En el salón minimalista del Espacio Polonia, esperábamos un amigo y yo sentados a una mesa, el llamado para entrar a ver Chicos Feos, mientras iban llegando y ubicándose en otras mesas varios chicos lindos muy jovencitos. Al final de la función nos enteramos de que formaban parte de los elencos de Chicos lindos y Chicos malos, que conforman con Chicos feos una trilogía.
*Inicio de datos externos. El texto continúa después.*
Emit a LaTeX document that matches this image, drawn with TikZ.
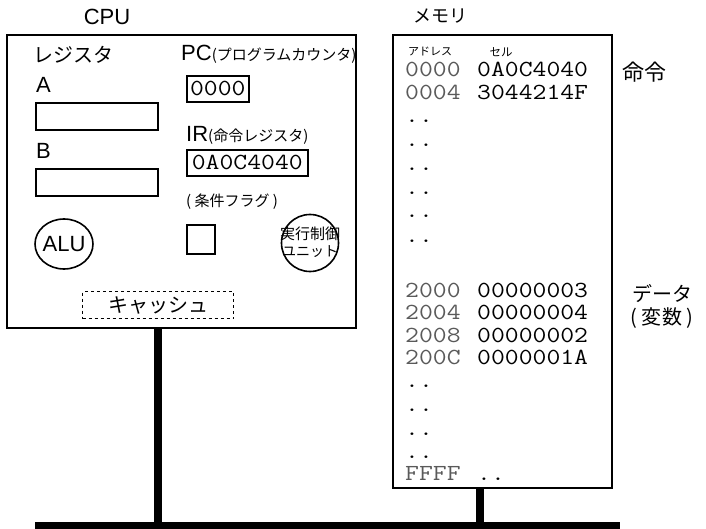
\documentclass[tikz,border=0pt]{standalone}
\usepackage{fontspec}
\usepackage{graphicx}
\setmainfont{Liberation Sans}
\newfontfamily\jp{Noto Sans CJK JP}
\newcommand\monotext[1]{\scalebox{1.17}[1]{\ttfamily\addfontfeature{FakeBold=1}\fontsize{23}{23}\selectfont #1}}
\newcommand\fs[1]{\fontsize{#1}{#1}\selectfont}
\definecolor{addrgray}{HTML}{5A5A5A}
\begin{document}
\begin{tikzpicture}[x=1pt,y=-1pt,
  frame/.style={draw, line width=1.6pt, inner sep=0pt},
  lbl/.style={inner sep=0pt},
  conn/.style={line width=8pt},
  row/.style={inner sep=0pt, anchor=base west}]
\useasboundingbox (0,0) rectangle (706,529);
% CPU
\node[lbl] (cpulbl) at (107,17) {\fs{22}CPU};
\draw[frame] (7,35) rectangle (356,328);
\node[anchor=north west, minimum width=349pt, minimum height=293pt, inner sep=0pt] (cpu) at (7,35) {};
\node[lbl, anchor=west] (reg) at (33,55) {\jp\fs{20}レジスタ};
\node[lbl, anchor=west] (la) at (36,85) {\fs{22}A};
\node[frame, anchor=north west, minimum width=122pt, minimum height=27pt] (ra) at (35,102) {};
\node[lbl, anchor=west] (lb) at (36,151) {\fs{22}B};
\node[frame, anchor=north west, minimum width=122pt, minimum height=27pt] (rb) at (35,168) {};
\node[lbl, anchor=base west] (pclbl) at (181,61) {\fs{22}PC{\jp\fs{15}(プログラムカウンタ)}};
\node[frame, anchor=north west, minimum width=62pt, minimum height=26pt] (pc) at (186,75) {};
\node[lbl] (pcval) at (pc.center) {\monotext{0000}};
\node[lbl, anchor=base west] (irlbl) at (186,142) {\fs{22}IR{\jp\fs{15}(命令レジスタ)}};
\node[frame, anchor=north west, minimum width=121pt, minimum height=26pt] (ir) at (186,149) {};
\node[lbl] (irval) at (ir.center) {\monotext{0A0C4040}};
\node[lbl, anchor=west] (flaglbl) at (186,202) {\jp\fs{15}( 条件フラグ )};
\node[frame, anchor=north west, minimum width=28pt, minimum height=29pt] (flag) at (186,224) {};
\draw[line width=1.6pt] (64,244) ellipse [x radius=29, y radius=25];
\node[lbl] (alu) at (64,244) {\fs{22}ALU};
\draw[line width=1.6pt] (310,243) circle [radius=28.5];
\node[lbl] (exec1) at (310,234) {\jp\fs{15}実行制御};
\node[lbl] (exec2) at (310,252) {\jp\fs{14}ユニット};
\node[draw, dashed, line width=1.4pt, anchor=north west, minimum width=151pt, minimum height=27pt] (cache) at (82,291) {};
\node[lbl] (cachelbl) at (cache.center) {\jp\fs{20}キャッシュ};
% Memory
\node[lbl] (memlbl) at (440,16) {\jp\fs{18}メモリ};
\draw[frame] (393,35) rectangle (612,488);
\node[anchor=north west, minimum width=219pt, minimum height=453pt, inner sep=0pt] (mem) at (393,35) {};
\node[lbl] (addrlbl) at (430,52) {\jp\fs{11}アドレス};
\node[lbl] (celllbl) at (501,52) {\jp\fs{11.5}セル};
\foreach \a/\v/\y in {0000/0A0C4040/77, 0004/3044214F/100, 2000/00000003/297, 2004/00000004/319, 2008/00000002/342, 200C/0000001A/364}{
  \node[row, text=addrgray] (a\y) at (405,\y) {\monotext{\a}};
  \node[row] (v\y) at (477,\y) {\monotext{\v}};
}
\foreach \y in {123,147,171,195,218,243,387,411,435,458}{
  \node[row] (d\y) at (405,\y) {\monotext{..}};
}
\node[row, text=addrgray] (affff) at (405,480) {\monotext{FFFF}};
\node[row] (dffff) at (477,480) {\monotext{..}};
\node[lbl] (inst) at (644,72) {\jp\fs{22}命令};
\node[lbl] (data1) at (662,294) {\jp\fs{20}データ};
\node[lbl] (data2) at (662,318) {\jp\fs{20}( 変数 )};
% Bus
\node[fill=black, anchor=north west, minimum width=585pt, minimum height=8pt, inner sep=0pt] (bus) at (35,522) {};
\coordinate (cpux) at (158,0);
\coordinate (memx) at (480,0);
\draw[conn] (cpu.south -| cpux) -- (bus.north -| cpux);
\draw[conn] (mem.south -| memx) -- (bus.north -| memx);
\end{tikzpicture}
\end{document}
¿Pero quiénes son los lindos, quiénes los malos y quiénes los feos? Desde siempre las películas porno y luego las revistas ochentosas destinadas al público gay, o las tapas de Men’s Health (con que se empapela el fondo del escenario como única y efectiva escenografía), nos bombardearon con imágenes de chicos perfectos, adonis con los abdominales marcados, sonrisas inocentes o pícaras y vergas tamaño L, XL y XXL. Hoy ya casi nadie puede decir en las redes sociales que tal o cual persona es fea o gorda o plumífera sin ser escrachado con capturas de pantalla por una nueva generación de militantes lgbti que ofician contra la incorrección política en el yiro virtual. Y si bien hoy es mal visto y mala onda decir que alguien es feo, no hay problema con reírse de sí mismo y de la propia “fealdad”.  
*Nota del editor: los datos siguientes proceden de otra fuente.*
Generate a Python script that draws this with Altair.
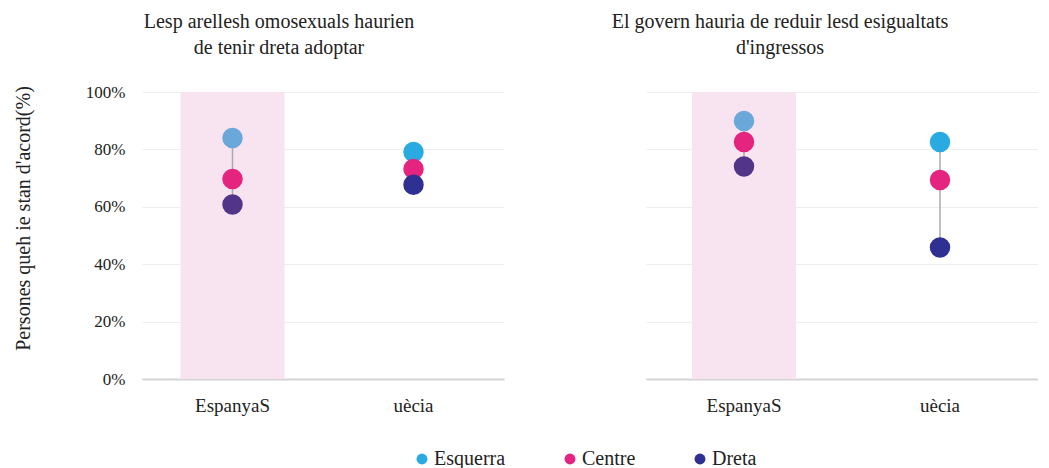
import altair as alt
import pandas as pd

categories = ["EspanyaS", "uècia"]
parties = ["Esquerra", "Centre", "Dreta"]

q1_title = ["Lesp arellesh omosexuals haurien", "de tenir dreta  adoptar"]
q1_espanya = [84.0, 69.7, 60.8]
q1_suecia = [79.1, 73.2, 67.7]

q2_title = ["El govern hauria de reduir lesd esigualtats", "d'ingressos"]
q2_espanya = [89.9, 82.6, 74.0]
q2_suecia = [82.6, 69.3, 45.8]

party_colors = ["#29abe2", "#e5247f", "#2e3192"]
espanya_colors = ["#6aa8da", "#e5247f", "#523589"]

FONT = "Liberation Serif"


def panel(title, esp, sue, width, dx, offset, show_y):
    rows = []
    for i, p in enumerate(parties):
        rows.append({"cat": categories[0], "party": p, "v": esp[i], "col": espanya_colors[i], "ord": i})
        rows.append({"cat": categories[1], "party": p, "v": sue[i], "col": party_colors[i], "ord": i})
    df = pd.DataFrame(rows)
    rng = pd.DataFrame({
        "cat": categories,
        "lo": [min(esp), min(sue)],
        "hi": [max(esp), max(sue)],
    })
    band = pd.DataFrame({"cat": [categories[0]], "top": [100], "bot": [0]})

    xenc = alt.X("cat:N", sort=categories, title=None,
                 scale=alt.Scale(paddingInner=0, paddingOuter=0),
                 axis=alt.Axis(labelAngle=0, labelFontSize=19, labelFont=FONT, labelColor="#222",
                               labelPadding=17, ticks=False, domainColor="#d4d4d4", domainWidth=2,
                               grid=False))
    if show_y:
        yaxis = alt.Axis(values=[0, 20, 40, 60, 80, 100], labelExpr="datum.value + '%'",
                         labelFontSize=17, labelFont=FONT, labelColor="#222", labelPadding=17,
                         ticks=False, domain=False, gridColor="#eeeeee", gridWidth=1.2,
                         title="Persones queh ie stan d'acord(%)", titleFont=FONT, titleFontSize=20,
                         titleFontWeight="normal", titleColor="#222", titlePadding=52,
                         titleY=126)
    else:
        yaxis = alt.Axis(values=[0, 20, 40, 60, 80, 100], labels=False, ticks=False, domain=False,
                         gridColor="#eeeeee", gridWidth=1.2, title=None)
    yscale = alt.Scale(domain=[0, 100], nice=False)

    b = alt.Chart(band).mark_bar(width=104, color="#f8e4f0").encode(
        x=xenc, y=alt.Y("top:Q", scale=yscale, axis=yaxis), y2="bot:Q")
    r = alt.Chart(rng).mark_rule(color="#aaaaaa", strokeWidth=1.5).encode(
        x=alt.X("cat:N", sort=categories), y=alt.Y("lo:Q", scale=yscale), y2="hi:Q")
    pts_esp = alt.Chart(df[df.cat == categories[0]]).mark_circle(size=420, opacity=1).encode(
        x=alt.X("cat:N", sort=categories), y=alt.Y("v:Q", scale=yscale),
        color=alt.Color("col:N", scale=None), order="ord:Q")
    pts_sue = alt.Chart(df[df.cat == categories[1]]).mark_circle(size=420, opacity=1).encode(
        x=alt.X("cat:N", sort=categories), y=alt.Y("v:Q", scale=yscale),
        color=alt.Color("party:N", sort=parties,
                        scale=alt.Scale(domain=parties, range=party_colors),
                        legend=alt.Legend(title=None, orient="none", direction="horizontal",
                                          legendX=270, legendY=357, labelFont=FONT)),
        order="ord:Q")
    return alt.layer(b, r, pts_esp, pts_sue).properties(
        width=width, height=287,
        title=alt.TitleParams(title, font=FONT, fontSize=20, fontWeight="normal", color="#222",
                              anchor="middle", dx=dx, lineHeight=26, offset=offset))


left = panel(q1_title, q1_espanya, q1_suecia, 362, -44, 25, True)
right = panel(q2_title, q2_espanya, q2_suecia, 392, -62, 34, False)

chart = alt.hconcat(left, right, spacing=107).properties(
    padding={"left": 5, "top": 4, "right": 0, "bottom": 0}, background="white"
).configure(font=FONT).configure_view(strokeWidth=0).configure_legend(
    symbolType="circle", symbolSize=120, labelFontSize=20, labelFont=FONT,
    labelColor="#222", columnPadding=54, labelOffset=2)

chart.save("out.html", embed_options={"renderer": "svg", "actions": False})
Chicos feos se propone como un biodrama, género relativamente nuevo que surge en Argentina a partir de un proyecto de la directora teatral Vivi Tellas y que, según podemos leer en Wikipedia, “se caracteriza por poner en escena o trabajar como material dramático las historias de vida de las personas”. Con un manejo del tiempo dinámico y preciso, lo que presenciamos es un recorrido por la vida de Gabriel Gavila (interpretado por sí mismo) desde su infancia, cuando juntaba las monedas para comprarse una Barbie, o las pequeñas tiranías en su relación como director, autor y protagonista con su subordinado actor lindo (José Giménez Zapiola), y varias anécdotas sobre sus levantes frustrados y su miedo al amor y los sentimientos, contadas y teatralizadas con un inteligente sentido del humor.

Sábados a las 20.30 en Espacio Polonia, Fitz Roy 1477.